More than 60 countries struggling to afford food imports, says leaked UN email

EuroActiv Politico News

More than 60 countries around the world are struggling to afford agricultural imports, according to a special U.N. task force created earlier this year to address rising food insecurity after Russia’s invasion of Ukraine.

The task force is focusing its attention on dozens of countries around the world, including Colombia, Malawi, Pakistan and Myanmar, according to a document seen by POLITICO.

The summary of a meeting led by U.N. officials on July 28 says the task force “continues to focus on … the high costs of imports affecting the balance of payments in over 60 countries,” as well as food security challenges stemming from the devaluation of exchange rates and national budgets struggling to afford “essential imports.”

U.N. Secretary-General António Guterres formed the 32-member Global Crisis Response Group, or GCRG, in March — after Russia invaded its neighbor and major food producer Ukraine in February — in order to provide policy proposals for dealing with crises in the energy, finance and food sectors.

Since then, a “network” of key players on world hunger has been advising the food component of the GCRG, which is jointly led by Inger Andersen, head of the U.N. Environment Programme, and David Nabarro, the special envoy on COVID-19 at the World Health Organization.

The document seen by POLITICO is an email from Nabarro sent on August 4, summarizing the meeting on July 28.

He wrote that participants highlighted how: “In Sierra Leone, poorer people’s consumption of nutritious foods is decreasing as a result of increased prices. Similar risks are being reported from Colombia, Congo, Chad, Ecuador, Iraq, Kenya, Malawi and Mauretania [sic].”

U.N. Secretary-General António Guterres formed the Global Crisis Response Group in March to provide policy proposals for dealing with crises in the energy, finance and food sectors | Yuichi Yamazaki/Getty Images

It continues: “Consumer organizations report that prices are increasing ever more rapidly in Pakistan, Myanmar, Peru, Malawi, Burundi and Nigeria with increasing numbers of people paying ‘over the odds’ for basic necessities. Around 12 governments are close to default on debt repayments and many seek opportunities for debt relief.”

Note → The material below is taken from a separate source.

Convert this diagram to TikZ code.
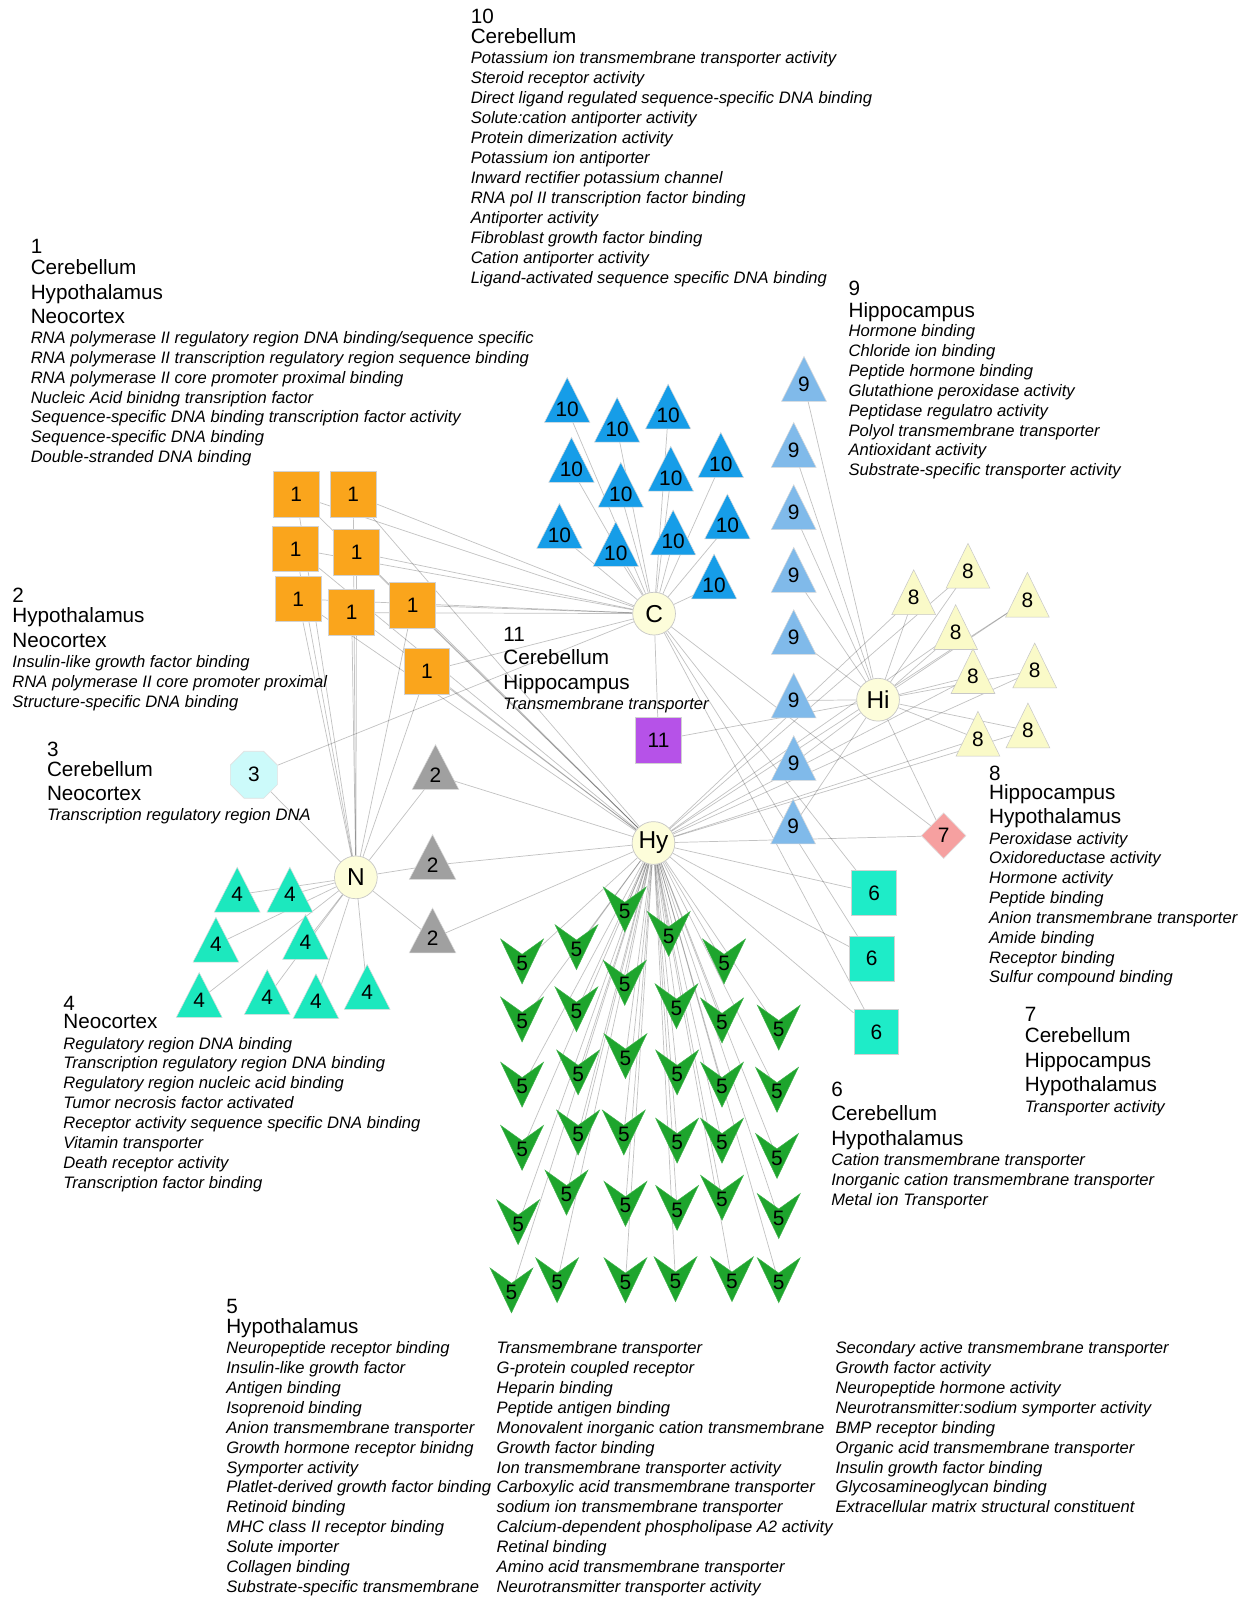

This informal food crisis advisory group has met 13 times this year but there is no mention of its existence on the U.N.’s website. A U.N. spokesperson said they were unable to immediately comment.

A participant in the July 28 meeting said there is no fixed membership of the group, and that around 30 to 40 people were invited to attend the last meeting.

The U.N. talked through a recent agreement it helped broker with Ukraine, Turkey and Russia to reopen the Black Sea ports around Odesa for food exports, they said.

They also said that the U.N. Food and Agriculture Organization’s Josef Schmidhuber asked a question about whether the Black Sea deal included any provisions guaranteeing that poorer countries would be able to afford to buy Ukraine’s newly freed grain — but received no answer. POLITICO contacted Schmidhuber for comment, but received an out-of-office message.

“I believe we are making some progress, namely on food,” Guterres said on August 3 of the GCRG’s work.

The GCRG’s so-called Food Workstream Network will hold its next meeting on August 25.